### Dataset extract
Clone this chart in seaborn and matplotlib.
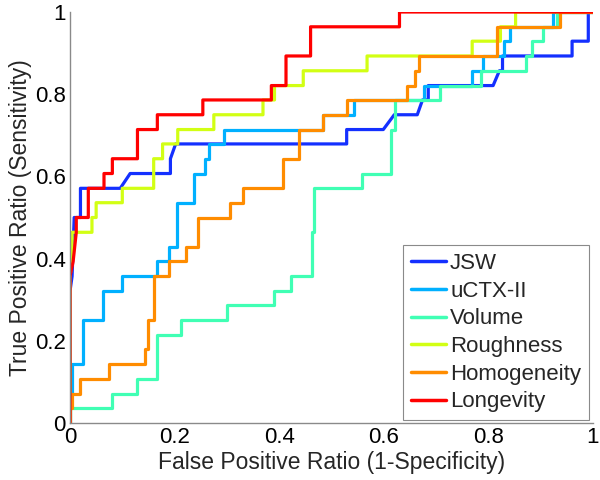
import numpy as np
import pandas as pd
import seaborn as sns
import matplotlib
matplotlib.use("Agg")
import matplotlib.pyplot as plt

# ROC curve vertices (false positive ratio, true positive ratio)
jsw_fpr = [0, 0, 0.004, 0.008, 0.02, 0.02, 0.096, 0.115, 0.192, 0.192, 0.202, 0.529, 0.529,
           0.599, 0.620, 0.664, 0.674, 0.685, 0.685, 0.809, 0.821, 0.827, 0.827, 0.960, 0.960,
           0.991, 0.991, 1.0]
jsw_tpr = [0, 0.321, 0.357, 0.5, 0.5, 0.571, 0.571, 0.607, 0.607, 0.643, 0.679, 0.679, 0.714,
           0.714, 0.75, 0.75, 0.786, 0.786, 0.821, 0.821, 0.857, 0.857, 0.893, 0.893, 0.929,
           0.929, 1.0, 1.0]

uctx_fpr = [0, 0, 0.004, 0.004, 0.025, 0.025, 0.063, 0.063, 0.1, 0.1, 0.167, 0.167, 0.19, 0.19,
            0.205, 0.205, 0.237, 0.237, 0.258, 0.258, 0.265, 0.265, 0.294, 0.294, 0.483, 0.483,
            0.543, 0.543, 0.676, 0.676, 0.769, 0.769, 0.790, 0.790, 0.829, 0.829, 0.842, 0.842,
            0.924, 0.924, 1.0]
uctx_tpr = [0, 0.071, 0.071, 0.143, 0.143, 0.25, 0.25, 0.321, 0.321, 0.357, 0.357, 0.393, 0.393,
            0.429, 0.429, 0.536, 0.536, 0.607, 0.607, 0.643, 0.643, 0.679, 0.679, 0.714, 0.714,
            0.75, 0.75, 0.786, 0.786, 0.821, 0.821, 0.857, 0.857, 0.893, 0.893, 0.929, 0.929,
            0.964, 0.964, 1.0, 1.0]

vol_fpr = [0, 0, 0.081, 0.081, 0.129, 0.129, 0.167, 0.167, 0.212, 0.212, 0.3, 0.3, 0.39, 0.39,
           0.423, 0.423, 0.462, 0.462, 0.467, 0.467, 0.559, 0.559, 0.614, 0.614, 0.622, 0.622,
           0.708, 0.708, 0.786, 0.786, 0.871, 0.871, 0.884, 0.884, 0.905, 0.905, 0.931, 0.931, 1.0]
vol_tpr = [0, 0.036, 0.036, 0.071, 0.071, 0.107, 0.107, 0.214, 0.214, 0.25, 0.25, 0.286, 0.286,
           0.321, 0.321, 0.357, 0.357, 0.464, 0.464, 0.571, 0.571, 0.607, 0.607, 0.714, 0.714,
           0.786, 0.786, 0.821, 0.821, 0.857, 0.857, 0.893, 0.893, 0.929, 0.929, 0.964, 0.964,
           1.0, 1.0]

rough_fpr = [0, 0, 0.004, 0.004, 0.042, 0.042, 0.05, 0.05, 0.1, 0.1, 0.160, 0.160, 0.177, 0.177,
             0.206, 0.206, 0.275, 0.275, 0.369, 0.369, 0.391, 0.391, 0.446, 0.446, 0.568, 0.568,
             0.769, 0.769, 0.823, 0.823, 0.852, 0.852, 1.0]
rough_tpr = [0, 0.357, 0.393, 0.464, 0.464, 0.5, 0.5, 0.536, 0.536, 0.571, 0.571, 0.643, 0.643,
             0.679, 0.679, 0.714, 0.714, 0.75, 0.75, 0.786, 0.786, 0.821, 0.821, 0.857, 0.857,
             0.893, 0.893, 0.929, 0.929, 0.964, 0.964, 1.0, 1.0]

homo_fpr = [0, 0, 0.004, 0.004, 0.019, 0.019, 0.075, 0.075, 0.144, 0.144, 0.15, 0.15, 0.16, 0.16,
            0.19, 0.19, 0.221, 0.221, 0.244, 0.244, 0.306, 0.306, 0.331, 0.331, 0.408, 0.408,
            0.438, 0.438, 0.484, 0.484, 0.529, 0.529, 0.645, 0.645, 0.659, 0.659, 0.667, 0.667,
            0.817, 0.817, 0.937, 0.937, 1.0]
homo_tpr = [0, 0.036, 0.036, 0.071, 0.071, 0.107, 0.107, 0.143, 0.143, 0.179, 0.179, 0.25, 0.25,
            0.357, 0.357, 0.393, 0.393, 0.429, 0.429, 0.5, 0.5, 0.536, 0.536, 0.571, 0.571, 0.643,
            0.643, 0.714, 0.714, 0.75, 0.75, 0.786, 0.786, 0.821, 0.821, 0.857, 0.857, 0.893,
            0.893, 0.964, 0.964, 1.0, 1.0]

long_fpr = [0, 0, 0.006, 0.012, 0.012, 0.035, 0.035, 0.065, 0.065, 0.081, 0.081, 0.129, 0.129,
            0.167, 0.167, 0.254, 0.254, 0.385, 0.385, 0.413, 0.413, 0.46, 0.46, 0.630, 0.630, 1.0]
long_tpr = [0, 0.357, 0.393, 0.464, 0.5, 0.5, 0.571, 0.571, 0.607, 0.607, 0.643, 0.643, 0.714,
            0.714, 0.75, 0.75, 0.786, 0.786, 0.821, 0.821, 0.893, 0.893, 0.964, 0.964, 1.0, 1.0]

markers = ["JSW", "uCTX-II", "Volume", "Roughness", "Homogeneity", "Longevity"]
colors = ["#1430FF", "#00B0FF", "#40FFB4", "#D2FF14", "#FF8C00", "#FF0000"]
x_ticks = [0, 0.2, 0.4, 0.6, 0.8, 1]
tick_labels = ["0", "0.2", "0.4", "0.6", "0.8", "1"]

series = [(jsw_fpr, jsw_tpr), (uctx_fpr, uctx_tpr), (vol_fpr, vol_tpr),
          (rough_fpr, rough_tpr), (homo_fpr, homo_tpr), (long_fpr, long_tpr)]
frames = []
for name, (fx, fy) in zip(markers, series):
    frames.append(pd.DataFrame({"fpr": fx, "tpr": fy, "marker": name,
                                "order": np.arange(len(fx))}))
df = pd.concat(frames, ignore_index=True)

sns.set_style("white")
plt.rcParams["font.family"] = ["Liberation Sans", "DejaVu Sans"]

fig = plt.figure(figsize=(6, 4.8), dpi=100)
ax = fig.add_axes([70 / 600, 57 / 480, 523 / 600, 411 / 480])

sns.lineplot(data=df, x="fpr", y="tpr", hue="marker", hue_order=markers,
             palette=colors, sort=False, estimator=None, units="marker",
             linewidth=2.3, ax=ax, legend=True)

ax.set_xlim(0, 1)
ax.set_ylim(0, 1)
ax.set_xticks(x_ticks)
ax.set_xticklabels(tick_labels)
ax.set_yticks(x_ticks)
ax.set_yticklabels(tick_labels)
for s in ["top", "right"]:
    ax.spines[s].set_visible(False)
for s in ["left", "bottom"]:
    ax.spines[s].set_color("#8a8a8a")
    ax.spines[s].set_linewidth(1.0)
ax.tick_params(direction="in", length=4, width=0.8, color="#8a8a8a",
               labelsize=16, labelcolor="black", pad=3)
ax.set_xlabel("False Positive Ratio (1-Specificity)", fontsize=16.5, labelpad=2)
ax.set_ylabel("True Positive Ratio (Sensitivity)", fontsize=16.5, labelpad=2)

handles, labels = ax.get_legend_handles_labels()
leg = ax.legend(handles, labels, loc="lower right", bbox_to_anchor=(0.992, 0.007),
                borderaxespad=0, fontsize=16, handlelength=1.55, handletextpad=0.2,
                borderpad=0.35, labelspacing=0.3, fancybox=False, framealpha=1)
leg.get_frame().set_edgecolor("#8a8a8a")
leg.get_frame().set_linewidth(0.8)
for line in leg.get_lines():
    line.set_linewidth(2.5)

fig.savefig("out.png", dpi=100)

### Exercise aim
Starting with the first line of the data above and ending with the line containing "import matplotlib.pyplot as plt", please restate every line exactly, leaving images out.

### Problem solution
Clone this chart in seaborn and matplotlib.
import numpy as np
import pandas as pd
import seaborn as sns
import matplotlib
matplotlib.use("Agg")
import matplotlib.pyplot as plt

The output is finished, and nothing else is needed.